Don’t be mistaken; The Mermaid is not The Little Mermaid with a twist. It’s a distinctly modern story that serves as a cautionary tale for both China and the world at large. I don’t know Stephen Chow’s personal thoughts and opinions on environmental conservation, but if the movie is any indication, he’s quite the advocate for it. It’s difficult to separate the political message from the colorful, silly aspects of the movie, and maybe that was the point. The Mermaid won’t rank as high as other Stephen Chow movies in my all-time favorites, but it’s the perfect encapsulation of the “Stephen Chow” brand.
This & That:
- The Mermaid had the biggest opening day for a Chinese film, earning US$40.9 million. It continued to break all box office records, and became the highest-grossing Chinese film of all time on February 16, 2016.
- Jelly Lin was cast as the titular character after beating out 120,000 participants in the talent contest organized by Stephen Chow and his casting team.

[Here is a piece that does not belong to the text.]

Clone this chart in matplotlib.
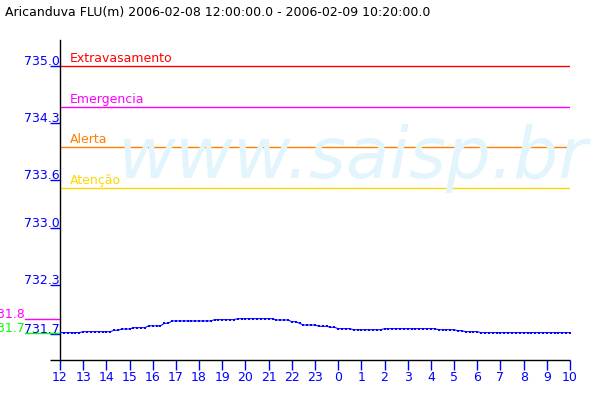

- The Mermaid was not released in Taiwan because the Taiwanese quota regulations only allow 10 Mainland Chinese films to be released in the country per year. Mainland films must draw lots and numbers 1-10 are released (The Mermaid was #44). This was the first time the Taiwanese audience missed a Stephen Chow film, and as a result, there were fan protests.
- The film’s theme song, “Invincible,” was written by Stephen Chow and performed by Deng Chao.
- The sub-theme/promotional song, “You Are the Best in the World,” is a cover of the popular song from the drama, The Legend of the Condor Heroes (1983). The cover was performed by Adam Cheng and Karen Mok.
- The inspiration for the film was from the Hans Christian Anderson fairy tale, The Little Mermaid, and Chow’s own childhood experience of living by the ocean.
- Director Tsui Hark and actor/former EXO member, Kris Wu, made cameo appearances in the film.
- William Feng (the Prince of Lan Ling!) is rumored to be dating Jelly Lin, who is 18 years younger than him. Feng was previously in a relationship with Mainland actress, Ni Ni.